Tremila tassisti tra Roma, Milano e Torino hanno già capito che non è facendo barricate, ma sfruttando le risorse che la tecnologia può offrire, che potranno sopravvivere ai cambiamenti. Mytaxi è una applicazione nata nel 2009 in Germania per superare l'esigenza di avere un numero dedicato in ogni città. Garantisce un servizio tramite smartphone che permette ai consumatori di prenotare con facilità una corsa anche all'estero, nei paesi nei quali il servizio è attivo.
Taxi con normale licenza che garantiscono corse gestite da un applicazione del tutto simile a quello che offre Uber.

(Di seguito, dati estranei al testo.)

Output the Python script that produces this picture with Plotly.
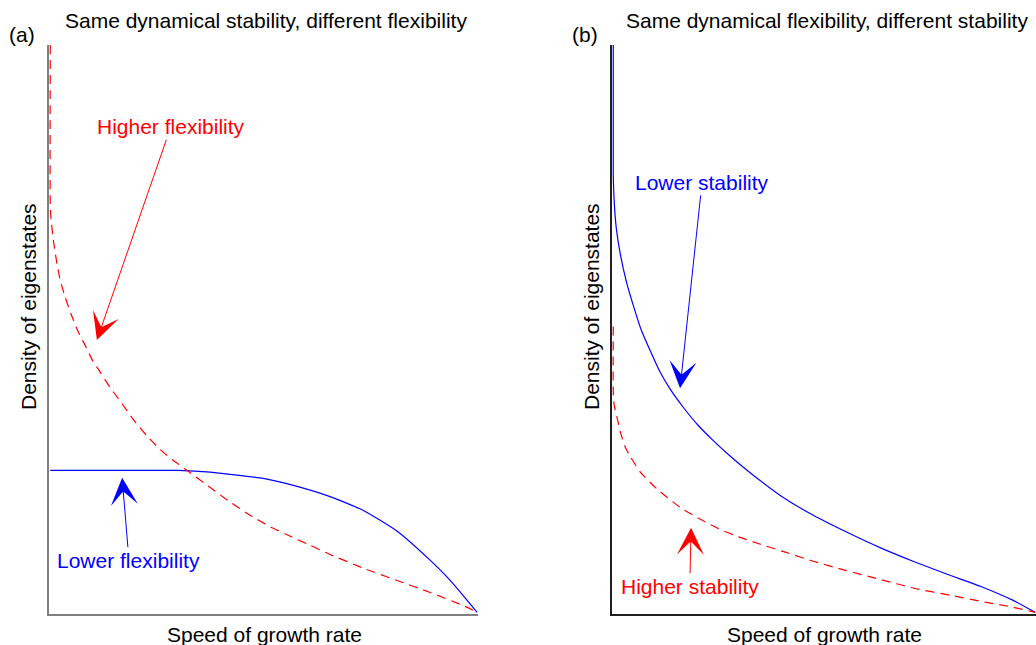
import plotly.graph_objects as go

# ---- data (normalised: speed of growth rate 0..1, density 0..1) ----
# Panel (a): same dynamical stability, different flexibility
a_high_x = [0.0, 0.0, 0.002, 0.007, 0.014, 0.023, 0.035, 0.049, 0.065, 0.082, 0.098,
            0.117, 0.140, 0.164, 0.194, 0.227, 0.257, 0.287, 0.320, 0.374, 0.421,
            0.467, 0.514, 0.561, 0.608, 0.654, 0.731, 0.811, 0.888, 0.965, 0.998]
a_high_y = [1.0, 0.715, 0.692, 0.657, 0.622, 0.586, 0.555, 0.525, 0.495, 0.470, 0.445,
            0.423, 0.396, 0.372, 0.340, 0.310, 0.287, 0.268, 0.250, 0.220, 0.194,
            0.171, 0.151, 0.134, 0.118, 0.102, 0.078, 0.056, 0.035, 0.012, 0.0]
a_low_x = [0.0, 0.299, 0.374, 0.421, 0.498, 0.577, 0.654, 0.731, 0.811, 0.888, 0.928,
           0.965, 0.998]
a_low_y = [0.250, 0.250, 0.247, 0.243, 0.236, 0.222, 0.204, 0.180, 0.143, 0.092, 0.062,
           0.030, 0.0]

# Panel (b): same dynamical flexibility, different stability
b_low_x = [0.0, 0.0, 0.002, 0.007, 0.017, 0.031, 0.047, 0.066, 0.088, 0.111, 0.135,
           0.166, 0.199, 0.236, 0.277, 0.317, 0.395, 0.473, 0.553, 0.631, 0.709,
           0.790, 0.868, 0.946, 0.998]
b_low_y = [1.0, 0.771, 0.727, 0.678, 0.630, 0.583, 0.542, 0.498, 0.460, 0.423, 0.393,
           0.361, 0.331, 0.303, 0.275, 0.250, 0.206, 0.171, 0.141, 0.114, 0.090,
           0.067, 0.046, 0.021, 0.0]
b_high_x = [0.0, 0.0, 0.002, 0.010, 0.017, 0.028, 0.040, 0.064, 0.104, 0.158, 0.206,
            0.253, 0.300, 0.348, 0.407, 0.473, 0.549, 0.631, 0.714, 0.797, 0.879,
            0.946, 0.998]
b_high_y = [0.504, 0.389, 0.366, 0.340, 0.317, 0.292, 0.275, 0.247, 0.217, 0.185, 0.164,
            0.146, 0.132, 0.120, 0.106, 0.090, 0.074, 0.058, 0.042, 0.030, 0.018,
            0.009, 0.0]

panel_titles = ["Same dynamical stability, different flexibility",
                "Same dynamical flexibility, different stability"]
panel_tags = ["(a)", "(b)"]
x_title = "Speed of growth rate"
y_title = "Density of eigenstates"

RED = "#ff0000"
BLUE = "#0000ff"
FONT = "Liberation Sans, Arial, sans-serif"
FS = 21

fig = go.Figure()
def add_line(x, y, color, dash, xa, ya):
    fig.add_trace(go.Scatter(
        x=x, y=y, mode="lines",
        line=dict(color=color, width=1.2, dash=dash, shape="spline", smoothing=0.5),
        xaxis=xa, yaxis=ya, showlegend=False, hoverinfo="skip"))

add_line(a_low_x, a_low_y, BLUE, "solid", "x", "y")
add_line(a_high_x, a_high_y, RED, "9px,6px", "x", "y")
add_line(b_low_x, b_low_y, BLUE, "solid", "x2", "y2")
add_line(b_high_x, b_high_y, RED, "9px,6px", "x2", "y2")

W, H = 1036, 645
ydom = [(H - 614) / H, (H - 45) / H]
axis_common = dict(showgrid=False, zeroline=False, showticklabels=False, ticks="",
                   showline=True, linewidth=1.5, mirror=False, layer="below traces",
                   range=[-0.003, 1.0], fixedrange=True)

fig.update_layout(
    width=W, height=H,
    margin=dict(l=0, r=0, t=0, b=0),
    paper_bgcolor="white", plot_bgcolor="white",
    font=dict(family=FONT, size=FS, color="black"),
    xaxis=dict(domain=[49 / W, 478 / W], linecolor="#808080", anchor="y", **axis_common),
    yaxis=dict(domain=ydom, linecolor="#808080", anchor="x", **axis_common),
    xaxis2=dict(domain=[612 / W, 1.0], linecolor="#202020", anchor="y2", **axis_common),
    yaxis2=dict(domain=ydom, linecolor="#202020", anchor="x2", **axis_common),
)

ann = []
for cx, title, tagx, tag, xtx, ytx in [
    (265.5, panel_titles[0], 22, panel_tags[0], 264, 28),
    (827, panel_titles[1], 585, panel_tags[1], 824.5, 591),
]:
    ann.append(dict(text=title, x=cx / W, y=(H - 20) / H, xref="paper", yref="paper",
                    showarrow=False, xanchor="center", yanchor="middle"))
    ann.append(dict(text=tag, x=tagx / W, y=(H - 35) / H, xref="paper", yref="paper",
                    showarrow=False, xanchor="center", yanchor="middle"))
    ann.append(dict(text=x_title, x=xtx / W, y=(H - 634) / H, xref="paper", yref="paper",
                    showarrow=False, xanchor="center", yanchor="middle"))
    ann.append(dict(text=y_title, x=ytx / W, y=(H - 307) / H, xref="paper", yref="paper",
                    showarrow=False, xanchor="center", yanchor="middle", textangle=-90))

arrow_common = dict(showarrow=True, arrowhead=3, arrowsize=4.5, arrowwidth=1,
                    xanchor="center", yanchor="middle", standoff=0)
ann.append(dict(text="Higher flexibility", font=dict(color=RED), arrowcolor=RED,
                x=0.109, y=0.480, ax=0.282, ay=0.856, xref="x", yref="y",
                axref="x", ayref="y", **arrow_common))
ann.append(dict(text="Lower flexibility", font=dict(color=BLUE), arrowcolor=BLUE,
                x=0.168, y=0.237, ax=0.184, ay=0.092, xref="x", yref="y",
                axref="x", ayref="y", **arrow_common))
ann.append(dict(text="Lower stability", font=dict(color=BLUE), arrowcolor=BLUE,
                x=0.158, y=0.395, ax=0.210, ay=0.758, xref="x2", yref="y2",
                axref="x2", ayref="y2", **arrow_common))
ann.append(dict(text="Higher stability", font=dict(color=RED), arrowcolor=RED,
                x=0.184, y=0.149, ax=0.181, ay=0.046, xref="x2", yref="y2",
                axref="x2", ayref="y2", **arrow_common))

fig.update_layout(annotations=ann)
fig.write_html("out.html", config={"displayModeBar": False},
               post_script="document.body.style.margin='0px';document.body.style.overflow='hidden';")
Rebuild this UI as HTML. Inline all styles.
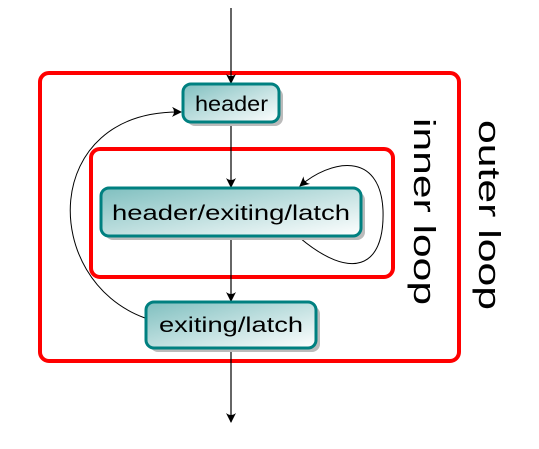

"Quello che piace agli utenti è prima di tutto che possono pagare anche con la carta di credito", dice al Foglio Barbara Covili, general manager di mytaxi italia, "ma non è il solo vantaggio. La seconda attrattiva è quella dell'assoluta trasparenza del servizio: si può vedere tutto, il nome del tassista, la targa della macchina, il percorso fatto per raggiungere il cliente e il percorso fatto per raggiungere la meta. E questo, oltre al fatto dell'invio automatico della fattura via mail ha permesso di riavvicinare gli utenti alla categoria dei tassisiti". Un adeguamento ai tempi che cambiano, un modo soprattutto per evitare spiacevoli inconvenienti, quelli che per il  58,2 per cento degli intervistati in un sondaggio del 2016 dell'Istituto Piepoli, rappresentano un grosso deterrente all'utilizzo dei taxi.
Un sistema, quello di mytaxi, che ha indubbi meriti, che è in espansione – da nemmeno due mesi è attivo a Torino – ma che ancora si scontra con una certa immobilità del sistema. Ma che difficilmente potrà diventare maggioritario se continueranno a esserci le limitazioni odierne. "Il problema", sostiene Covilli, "rimane quello della clausula di esclusiva che le cooperative di tassisti in Italia chiedono agli autisti, che impedisce ai tassisti di avere a bordo dell'autovettura più sistemi".
Risulta sempre più necessaria una riforma che modernizzi il settore. Anche perché in gioco c'è la sussistenza dello stesso. E non a causa di Uber. Gli autisti della società nata nella Silicon Valley infatti sono una sparuta minoranza – appena un migliaio – rispetto al numero di licenze in Italia, che, almeno secondo l'ultima ricerca organica realizzata in Italia da Chiara Bentivogli per la Banca d’Italia nel 2008, sarebbero 20.000 in tutto il territorio nazionale. Inoltre Uber è attivo solo in due città, Roma e Milano, un po' troppo poco per considerarlo un reale problema.
Le proteste dovrebbero essere indirizzate verso le cooperative che hanno tenuto bloccato un settore che ha bisogno di un ammodernamento, che ha bisogno di competizione, non di ulteriori chiusure. Gli esempi virtuosi in Europa (e anche in Italia) ci sono, ora serve la volontà di prendere spunto e superare l'impasse.